Weekly Bible Reflection
Mark's Alternative Economy
Sixth Sunday of Easter
Text: Acts 10. 44-end "An Unsettling God "
Begin by using the Bible Study method as outlined
How did you come into the life of the church? What were the main events that have marked that journey? For example, were you baptised as a baby, or later as an adult? Have you been part of the church all your life, or did you come to it or back to it at some later point? Would you describe your coming to faith as gradual or dramatic?
A Window on the Text
This reading continues the challenge to any sense of exclusiveness among people of faith, any sense of one person being better than, or more favoured than, someone else. Here, Luke explores two main themes: firstly, that God’s gift of the Holy Spirit is unreserved and unconditional and, secondly, that acceptance of this teaching continues to be a subject of intense debate.
It comes as a real shock to those who were with Peter at the house of Cornelius: that these Gentiles (albeit ‘devout and God-fearing’) should receive the Holy Spirit. They believed that this privilege was reserved for them; they hadn’t understood it was a gift of God, to be given to whoever God chooses. A clear distinction was made between the circumcised (mostly Jewish) believers and everyone else. Now the accepted practice of circumcising proselytes as a condition of welcome into Judaism (Exodus 12: 48) is being overturned: a fundamental shift in understanding of both the inclusiveness of the Gospel and what it means to enter and belong to the people of God.

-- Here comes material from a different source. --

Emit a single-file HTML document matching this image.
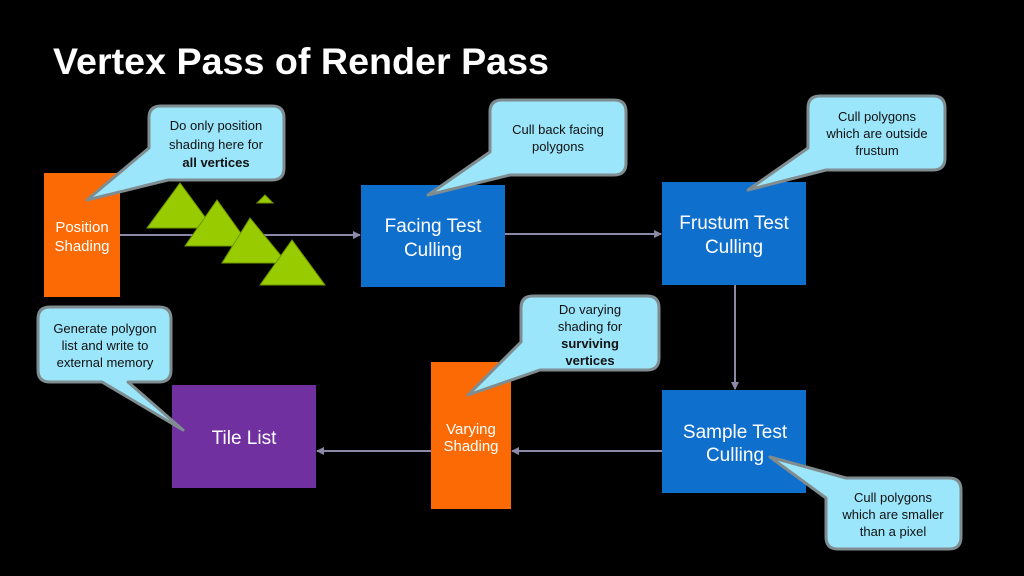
<!DOCTYPE html>
<html><head><meta charset="utf-8"><style>
body{margin:0;background:#000;}
svg{display:block}
text{font-family:"Liberation Sans",sans-serif;}
</style></head><body>
<svg width="1024" height="576" viewBox="0 0 1024 576" xmlns="http://www.w3.org/2000/svg">
<defs>
<marker id="a" markerWidth="8" markerHeight="8" refX="7" refY="4" orient="auto" markerUnits="userSpaceOnUse"><path d="M0,0 L8,4 L0,8 Z" fill="#8a8aa8"/></marker>
</defs>
<rect width="1024" height="576" fill="#000"/>
<text x="53" y="74" font-size="37" font-weight="bold" fill="#fff" textLength="496" lengthAdjust="spacingAndGlyphs">Vertex Pass of Render Pass</text>

<g stroke="#8a8aa8" stroke-width="2" fill="none" marker-end="url(#a)">
<line x1="120" y1="235" x2="360" y2="235"/>
<line x1="505" y1="234" x2="661" y2="234"/>
<line x1="735" y1="285" x2="735" y2="389"/>
<line x1="662" y1="451" x2="512" y2="451"/>
<line x1="431" y1="451" x2="317" y2="451"/>
</g>

<rect x="44" y="173" width="76" height="124" fill="#fb6a04"/>
<text fill="#fff" font-size="15" text-anchor="middle"><tspan x="82" y="232">Position</tspan><tspan x="82" y="251">Shading</tspan></text>

<rect x="361" y="185" width="144" height="102" fill="#0f6fcc"/>
<text fill="#fff" font-size="19" text-anchor="middle"><tspan x="433" y="232">Facing Test</tspan><tspan x="433" y="256">Culling</tspan></text>

<rect x="662" y="182" width="144" height="103" fill="#0f6fcc"/>
<text fill="#fff" font-size="19" text-anchor="middle"><tspan x="734" y="229">Frustum Test</tspan><tspan x="734" y="253">Culling</tspan></text>

<rect x="662" y="390" width="144" height="103" fill="#0f6fcc"/>
<text fill="#fff" font-size="19" text-anchor="middle"><tspan x="735" y="438">Sample Test</tspan><tspan x="735" y="461">Culling</tspan></text>

<rect x="431" y="362" width="80" height="147" fill="#fb6a04"/>
<text fill="#fff" font-size="15" text-anchor="middle"><tspan x="471" y="434">Varying</tspan><tspan x="471" y="451">Shading</tspan></text>

<rect x="172" y="385" width="144" height="103" fill="#7030a0"/>
<text x="244" y="444" fill="#fff" font-size="19" text-anchor="middle">Tile List</text>

<g fill="#99cc00" stroke="#6f9400" stroke-width="1">
<polygon points="180,183 147,228 213,228"/>
<polygon points="217,200 185,246 250,246"/>
<polygon points="250,218 222,263 287,263"/>
<polygon points="292,240 260,285 325,285"/>
<polygon points="265,195 257,203 273,203"/>
</g>

<g fill="#9be6fb" stroke="#7f8c90" stroke-width="3" stroke-linejoin="round">
<path d="M161,106 H272 Q284,106 284,118 V168 Q284,180 272,180 H168 L87,200 L149,148 V118 Q149,106 161,106 Z"/>
<path d="M502,100 H614 Q626,100 626,112 V163 Q626,175 614,175 H510 L428,195 L490,152 V112 Q490,100 502,100 Z"/>
<path d="M820,96 H933 Q945,96 945,108 V158 Q945,170 933,170 H826 L748,190 L808,148 V108 Q808,96 820,96 Z"/>
<path d="M770,457 L846,478 H949 Q961,478 961,490 V537 Q961,549 949,549 H838 Q826,549 826,537 V498 Z"/>
<path d="M533,296 H647 Q659,296 659,308 V358 Q659,370 647,370 H540 L468,395 L521,342 V308 Q521,296 533,296 Z"/>
<path d="M50,307 H159 Q171,307 171,319 V370 Q171,382 159,382 H128 L183,430 L102,382 H50 Q38,382 38,370 V319 Q38,307 50,307 Z"/>
</g>

<g font-size="13" fill="#111" text-anchor="middle">
<text><tspan x="216" y="130">Do only position</tspan><tspan x="216" y="149">shading here for</tspan><tspan x="216" y="167" font-weight="bold">all vertices</tspan></text>
<text><tspan x="558" y="134">Cull back facing</tspan><tspan x="558" y="151">polygons</tspan></text>
<text><tspan x="877" y="121">Cull polygons</tspan><tspan x="877" y="138">which are outside</tspan><tspan x="877" y="155">frustum</tspan></text>
<text><tspan x="893" y="502">Cull polygons</tspan><tspan x="893" y="519">which are smaller</tspan><tspan x="893" y="536">than a pixel</tspan></text>
<text><tspan x="590" y="314">Do varying</tspan><tspan x="590" y="331">shading for</tspan><tspan x="590" y="348" font-weight="bold">surviving</tspan><tspan x="590" y="365" font-weight="bold">vertices</tspan></text>
<text><tspan x="105" y="333">Generate polygon</tspan><tspan x="105" y="350">list and write to</tspan><tspan x="105" y="367">external memory</tspan></text>
</g>
</svg>
</body></html>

Seeing and hearing these Gentiles speaking in strange tongues and praising God (v46) - an echo of what had taken place on that earlier special Day of Pentecost - almost certainly goes some way to removing the sting from much of their surprise and resistance. The very public display of the Holy Spirit encourages Peter to go ahead and baptise them. They ask him to remain with them for a few days (v48b), quite probably wanting him to teach them more about the faith. The opening verses of the next chapter (11v2-3) suggest that this had not gone down well with the circumcised believers, or was perhaps misunderstood, which Peter then has to try to rectify.
The journey - from a closed and exclusive understanding of faith, and entry into the people of God - to an open and unconditional one was slow and at times painful. Despite this, news that Gentiles were responding to the word of God spread rapidly, and the testimony and witness of those who had come into faith could not be ignored.
Responding as a community
- Accepted practice and tradition were turned upside down in that Gentiles were baptised without being previously circumcised. How do we balance those things which we perceive to be essential to good order and practice in the life of the church with the sharing of the gospel?
- The cultural backdrop to this story is a very marked distinction between Jews and Gentiles, and yet the gospel reached out to both groups, seeing as a priority the drawing together of both into one body. In your own community do you see any group of people who present a similar challenge?
- Subsequent Christian tradition has reversed what we’ve seen here (i.e. we don’t expect people to be filled with the Spirit before baptism). Discuss together your understanding of what marks entry into the life of the people of God. What is important? What should come first? Does it matter?
Remember in prayer those who feel out of place in their local church, your church, because their background or circumstances do not fit with the majority who attend.
Remember in prayer those who have come to Christ from a different faith background and who require support in their new faith as well as having to deal with the reaction of family or friends.
Remember in prayer those who will be receiving Baptism (or some form of welcome into the Christian community) in the near future; the parents or carers of children, that they will be given the strength to fulfil the promises they make; and those able to answer for themselves, that they will rejoice in their commitment and personal testimony.
One of the challenges of these verses from Acts 10 is the extent to which our own church or small Christian community life reflects this call to inclusiveness.
Looking back over our lives it is worth reflecting on where or from whom it was that we learned our faith. Who were the people we can look back to and thank God for their encouragement, support and help and who through their words and actions showed us something of Christ?
I remember listening to Donald Soper on his ‘soap-box’ in London’s Hyde Park responding to a woman who asked him how he came to be doing what he had spent a life-time on: preaching, outreach, concern for the poor and the marginalized. He spoke movingly about those many people, some who were Christians, others not, who in his early years had encouraged, advised, listened to him and who had a decisive influence on him. Such help and support came sometimes from the most unlikely of people.
Who gave us something, or were something to us, that has made us who we are today?
Who are we giving to, or are something to, that has made them who they are today?